14. Where can I learn more about flow regimes than this simple FAQ provides?
Restek Corporation provides the following technical articles that explain these as well as other gas flow concepts in more detail.
15. Why does the “As Found Certificate” have errors within our specifications, but the result is still “FAIL”?
Our calibration system considers the system uncertainty for the calculations for “PASS” & “FAIL.” The system uncertainty is explained in detail in the NIST document.
We have included three examples below that use the system uncertainty chart available in the NIST document.
Note: The specification is +/- 0.2 mL/min or 2%, whichever is greater.
Example 1:
The device under test (DUT) measurement is 5.81 mL/min, and the reference flow is 6.004.

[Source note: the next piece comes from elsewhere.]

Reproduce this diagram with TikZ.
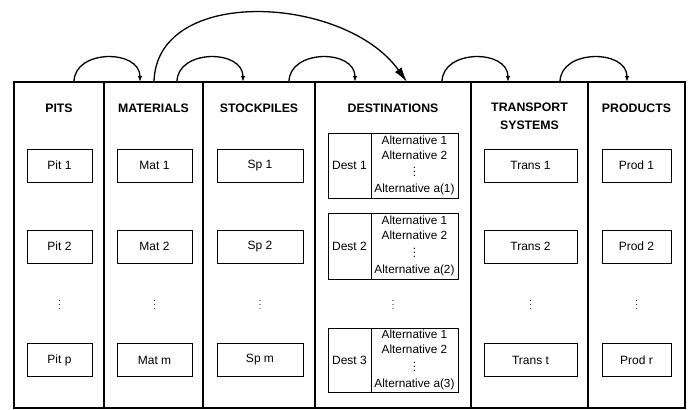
\documentclass[tikz,border=0pt]{standalone}
\usepackage{fontspec}
\setmainfont{Liberation Sans}
\usetikzlibrary{arrows.meta}
\begin{document}
\begin{tikzpicture}[x=1pt,y=-1pt,
  colbox/.style={draw,line width=1.4pt,inner sep=0pt,outer sep=0pt,anchor=north west,minimum height=326pt},
  hdr/.style={font=\fontsize{12.3}{18}\selectfont\bfseries,align=center},
  item/.style={draw,line width=0.8pt,inner sep=0pt,minimum height=33pt,font=\fontsize{12}{14}\selectfont},
  vdot/.style={font=\fontsize{9}{10}\selectfont},
  destl/.style={draw,line width=0.8pt,inner sep=0pt,minimum width=43pt,font=\fontsize{12}{14}\selectfont},
  destr/.style={draw,line width=0.8pt,inner sep=0.5pt,minimum width=87pt,align=center,font=\fontsize{11.8}{15}\selectfont},
  hop/.style={line width=1.3pt,-{Latex[length=6pt,width=4.5pt]}},
  jump/.style={line width=1.3pt,-{Latex[length=15pt,width=8pt]}}
]
\useasboundingbox (0,0) rectangle (689,410);

% columns
\node[colbox,minimum width=90pt]  (pitscol)  at (14,82)  {};
\node[colbox,minimum width=99pt]  (matcol)   at (104,82) {};
\node[colbox,minimum width=112pt] (spcol)    at (203,82) {};
\node[colbox,minimum width=156pt] (destcol)  at (315,82) {};
\node[colbox,minimum width=117pt] (transcol) at (471,82) {};
\node[colbox,minimum width=97pt]  (prodcol)  at (588,82) {};

% headers
\node[hdr] (hpits)  at (59,108)    {PITS};
\node[hdr] (hmat)   at (153.5,108) {MATERIALS};
\node[hdr] (hsp)    at (259,108)   {STOCKPILES};
\node[hdr] (hdest)  at (393,108)   {DESTINATIONS};
\node[hdr] (htrans) at (529.5,116) {TRANSPORT\\SYSTEMS};
\node[hdr] (hprod)  at (636.5,108) {PRODUCTS};

% pits
\node[item,minimum width=65pt] (pit1) at (59.5,165.5) {Pit 1};
\node[item,minimum width=65pt] (pit2) at (59.5,246.5) {Pit 2};
\node[vdot] (pitd) at (59.5,302) {$\vdots$};
\node[item,minimum width=65pt] (pitp) at (59.5,360) {Pit p};

% materials
\node[item,minimum width=75pt] (mat1) at (154.5,165.5) {Mat 1};
\node[item,minimum width=75pt] (mat2) at (154.5,246.5) {Mat 2};
\node[vdot] (matd) at (154.5,302) {$\vdots$};
\node[item,minimum width=75pt] (matm) at (154.5,360) {Mat m};

% stockpiles
\node[item,minimum width=86pt] (sp1) at (260,165.5) {Sp 1};
\node[item,minimum width=86pt] (sp2) at (260,246.5) {Sp 2};
\node[vdot] (spd) at (260,302) {$\vdots$};
\node[item,minimum width=86pt] (spm) at (260,360) {Sp m};

% destinations with their alternatives
\node[destl,minimum height=65pt] (dest1) at (349.5,165.5) {Dest 1};
\node[destr,minimum height=65pt] (alt1) at (414.5,165.5)
  {Alternative 1\\Alternative 2\\[1pt]$\vdots$\\[1pt]Alternative a(1)};
\node[destl,minimum height=66pt] (dest2) at (349.5,246) {Dest 2};
\node[destr,minimum height=66pt] (alt2) at (414.5,246)
  {Alternative 1\\Alternative 2\\[1pt]$\vdots$\\[1pt]Alternative a(2)};
\node[vdot] (destd) at (393,302) {$\vdots$};
\node[destl,minimum height=64pt] (dest3) at (349.5,360) {Dest 3};
\node[destr,minimum height=64pt] (alt3) at (414.5,360)
  {Alternative 1\\Alternative 2\\[1pt]$\vdots$\\[1pt]Alternative a(3)};

% transport systems
\node[item,minimum width=93pt] (trans1) at (530.5,165.5) {Trans 1};
\node[item,minimum width=93pt] (trans2) at (530.5,246.5) {Trans 2};
\node[vdot] (transd) at (530.5,302) {$\vdots$};
\node[item,minimum width=93pt] (transt) at (530.5,360) {Trans t};

% products
\node[item,minimum width=69pt] (prod1) at (636.5,165.5) {Prod 1};
\node[item,minimum width=69pt] (prod2) at (636.5,246.5) {Prod 2};
\node[vdot] (prodd) at (636.5,302) {$\vdots$};
\node[item,minimum width=69pt] (prodr) at (636.5,360) {Prod r};

% arc end points on the top edge
\coordinate (pm-s) at (74,82);   \coordinate (pm-e) at (140,82);
\coordinate (ms-s) at (177,82);  \coordinate (ms-e) at (243,82);
\coordinate (sd-s) at (289,82);  \coordinate (sd-e) at (355,82);
\coordinate (dt-s) at (442,82);  \coordinate (dt-e) at (508,82);
\coordinate (tp-s) at (560,82);  \coordinate (tp-e) at (627,82);
\coordinate (md-s) at (154,82);  \coordinate (md-e) at (407,82);

% flows between neighbouring columns
\draw[hop] (pm-s) .. controls +(0,-33) and +(0,-33) .. (pm-e);
\draw[hop] (ms-s) .. controls +(0,-33) and +(0,-33) .. (ms-e);
\draw[hop] (sd-s) .. controls +(0,-33) and +(0,-33) .. (sd-e);
\draw[hop] (dt-s) .. controls +(0,-33) and +(0,-33) .. (dt-e);
\draw[hop] (tp-s) .. controls +(0,-33) and +(0,-33) .. (tp-e);

% materials sent straight to destinations
\draw[jump] (md-s) .. controls (156,-15) and (345,-5) .. (md-e);
\end{tikzpicture}
\end{document}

The error is 0.194 mL/min.
According to our specification of +/- 0.20 mL/min, it should pass.
The system uncertainty error at 6 mL/min is 0.0202 mL/min.
Subtract the system uncertainty of 0.0202 from the actual flow meter reading of 5.81, giving you 5.7898.
Subtract 5.7898 from 6.004, giving you 0.2142 error.
The measurement is out of specification by 0.0142 mL/min when you add the system uncertainty into the measurement.
Example 2:
The DUT measurement is 10.2 mL/min, and the reference flow is 10.004.
The error is 0.196 mL/min.
According to our specification of +/- 0.20 mL/min, it should pass.
The system uncertainty error at 10 mL/min is 0.0333 mL/min.
Add the system uncertainty of 0.0333 to the actual flow meter reading of 10.2, giving you 10.2333.
Subtract 10.2333 from 10.004, giving you 0.2293 error.
The measurement is out of specification by 0.0293 mL/min when you add the system uncertainty into the measurement.
Example 3:
At 30 mL/min, the specification would be +/- 0.6 mL/min.
In this example, the reading is 30.5 mL/min, and the reference flow is 30.001.
The percentage error is 1.66%.
According to our specification of +/- 2%, it should pass.
The system uncertainty error at 30 mL/min is 0.1023 mL/min.
Add the system uncertainty of 0.1023 to the actual flow meter reading of 3.5, giving you 30.6023.
The measurement is out of specification by 0.0023 mL/min when you add the system uncertainty into the measurement.